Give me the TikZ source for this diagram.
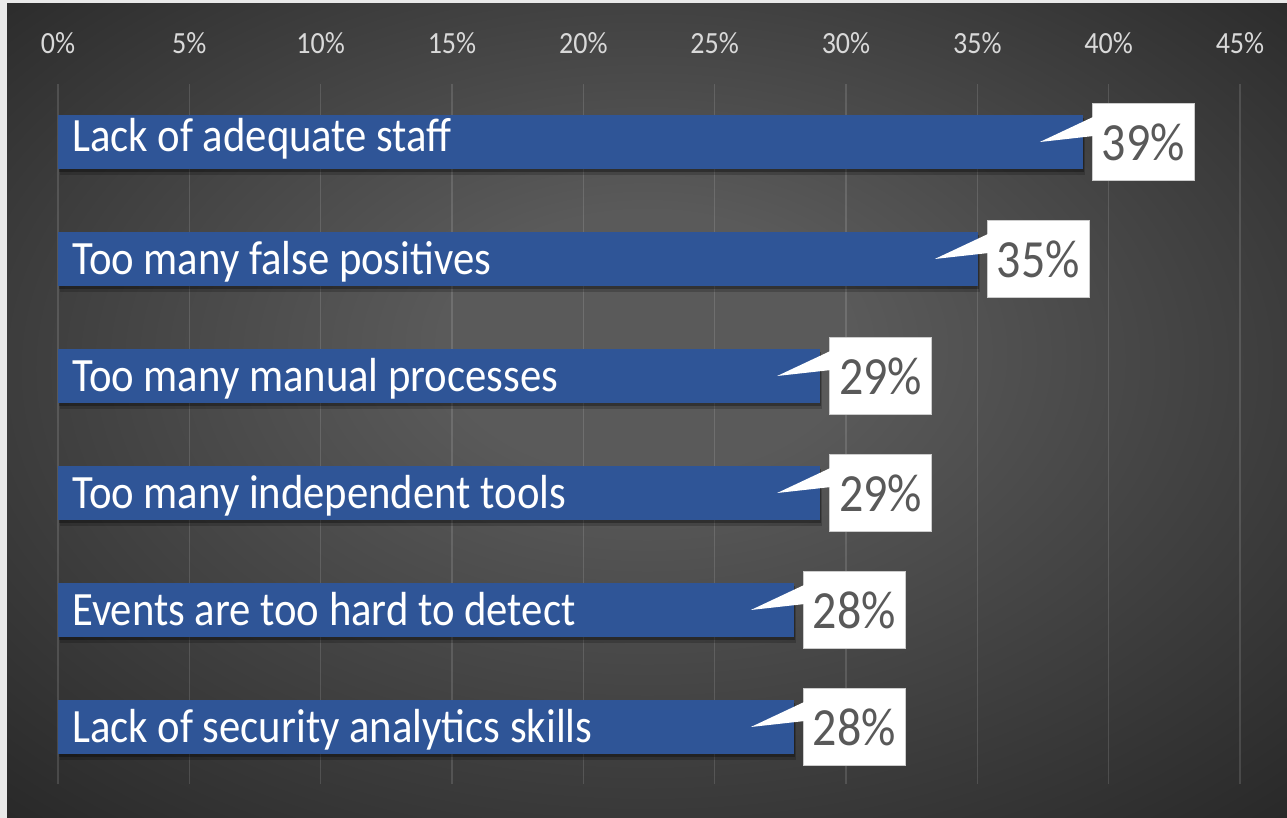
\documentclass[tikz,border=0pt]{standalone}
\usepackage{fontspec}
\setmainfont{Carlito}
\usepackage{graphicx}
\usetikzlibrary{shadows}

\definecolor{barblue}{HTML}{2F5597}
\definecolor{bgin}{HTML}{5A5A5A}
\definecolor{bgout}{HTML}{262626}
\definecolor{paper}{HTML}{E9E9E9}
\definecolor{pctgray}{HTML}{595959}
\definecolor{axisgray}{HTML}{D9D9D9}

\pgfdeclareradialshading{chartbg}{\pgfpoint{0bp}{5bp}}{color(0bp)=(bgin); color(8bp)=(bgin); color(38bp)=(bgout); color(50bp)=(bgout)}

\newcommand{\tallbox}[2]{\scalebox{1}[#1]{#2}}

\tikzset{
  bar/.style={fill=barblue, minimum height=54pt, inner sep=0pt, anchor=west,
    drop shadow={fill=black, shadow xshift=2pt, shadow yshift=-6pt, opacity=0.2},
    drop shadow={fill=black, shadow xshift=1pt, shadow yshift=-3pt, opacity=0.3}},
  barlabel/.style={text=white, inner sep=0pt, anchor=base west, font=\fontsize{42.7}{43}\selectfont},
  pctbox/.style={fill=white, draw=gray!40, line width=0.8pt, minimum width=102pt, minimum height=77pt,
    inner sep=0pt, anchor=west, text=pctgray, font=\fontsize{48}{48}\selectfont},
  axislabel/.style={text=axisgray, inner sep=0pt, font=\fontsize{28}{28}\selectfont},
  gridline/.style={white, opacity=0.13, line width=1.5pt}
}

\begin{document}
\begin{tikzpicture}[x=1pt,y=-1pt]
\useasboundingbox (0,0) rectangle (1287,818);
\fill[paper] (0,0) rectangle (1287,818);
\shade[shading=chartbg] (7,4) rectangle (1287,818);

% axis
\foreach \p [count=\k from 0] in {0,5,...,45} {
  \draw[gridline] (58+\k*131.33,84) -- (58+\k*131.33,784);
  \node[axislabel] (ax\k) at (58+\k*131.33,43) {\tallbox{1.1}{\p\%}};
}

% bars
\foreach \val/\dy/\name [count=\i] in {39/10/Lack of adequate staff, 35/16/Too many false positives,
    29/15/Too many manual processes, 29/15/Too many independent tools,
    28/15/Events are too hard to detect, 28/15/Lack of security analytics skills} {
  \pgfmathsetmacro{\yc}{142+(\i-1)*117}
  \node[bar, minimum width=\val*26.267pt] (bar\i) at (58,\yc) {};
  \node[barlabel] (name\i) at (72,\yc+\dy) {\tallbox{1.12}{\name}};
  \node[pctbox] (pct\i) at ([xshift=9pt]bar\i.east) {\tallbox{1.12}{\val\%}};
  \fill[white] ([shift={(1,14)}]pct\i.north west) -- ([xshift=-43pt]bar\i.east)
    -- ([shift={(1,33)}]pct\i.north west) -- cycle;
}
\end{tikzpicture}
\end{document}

**WRITTEN REQUEST**
Skip the images and write out the rest of the listing exactly.

**REPLY TO THE EXERCISE**
Give me the TikZ source for this diagram.
\documentclass[tikz,border=0pt]{standalone}
\usepackage{fontspec}
\setmainfont{Carlito}
\usepackage{graphicx}
\usetikzlibrary{shadows}

\definecolor{barblue}{HTML}{2F5597}
\definecolor{bgin}{HTML}{5A5A5A}
\definecolor{bgout}{HTML}{262626}
\definecolor{paper}{HTML}{E9E9E9}
\definecolor{pctgray}{HTML}{595959}
\definecolor{axisgray}{HTML}{D9D9D9}

\pgfdeclareradialshading{chartbg}{\pgfpoint{0bp}{5bp}}{color(0bp)=(bgin); color(8bp)=(bgin); color(38bp)=(bgout); color(50bp)=(bgout)}

\newcommand{\tallbox}[2]{\scalebox{1}[#1]{#2}}

\tikzset{
  bar/.style={fill=barblue, minimum height=54pt, inner sep=0pt, anchor=west,
    drop shadow={fill=black, shadow xshift=2pt, shadow yshift=-6pt, opacity=0.2},
    drop shadow={fill=black, shadow xshift=1pt, shadow yshift=-3pt, opacity=0.3}},
  barlabel/.style={text=white, inner sep=0pt, anchor=base west, font=\fontsize{42.7}{43}\selectfont},
  pctbox/.style={fill=white, draw=gray!40, line width=0.8pt, minimum width=102pt, minimum height=77pt,
    inner sep=0pt, anchor=west, text=pctgray, font=\fontsize{48}{48}\selectfont},
  axislabel/.style={text=axisgray, inner sep=0pt, font=\fontsize{28}{28}\selectfont},
  gridline/.style={white, opacity=0.13, line width=1.5pt}
}

\begin{document}
\begin{tikzpicture}[x=1pt,y=-1pt]
\useasboundingbox (0,0) rectangle (1287,818);
\fill[paper] (0,0) rectangle (1287,818);
\shade[shading=chartbg] (7,4) rectangle (1287,818);

% axis
\foreach \p [count=\k from 0] in {0,5,...,45} {
  \draw[gridline] (58+\k*131.33,84) -- (58+\k*131.33,784);
  \node[axislabel] (ax\k) at (58+\k*131.33,43) {\tallbox{1.1}{\p\%}};
}

% bars
\foreach \val/\dy/\name [count=\i] in {39/10/Lack of adequate staff, 35/16/Too many false positives,
    29/15/Too many manual processes, 29/15/Too many independent tools,
    28/15/Events are too hard to detect, 28/15/Lack of security analytics skills} {
  \pgfmathsetmacro{\yc}{142+(\i-1)*117}
  \node[bar, minimum width=\val*26.267pt] (bar\i) at (58,\yc) {};
  \node[barlabel] (name\i) at (72,\yc+\dy) {\tallbox{1.12}{\name}};
  \node[pctbox] (pct\i) at ([xshift=9pt]bar\i.east) {\tallbox{1.12}{\val\%}};
  \fill[white] ([shift={(1,14)}]pct\i.north west) -- ([xshift=-43pt]bar\i.east)
    -- ([shift={(1,33)}]pct\i.north west) -- cycle;
}
\end{tikzpicture}
\end{document}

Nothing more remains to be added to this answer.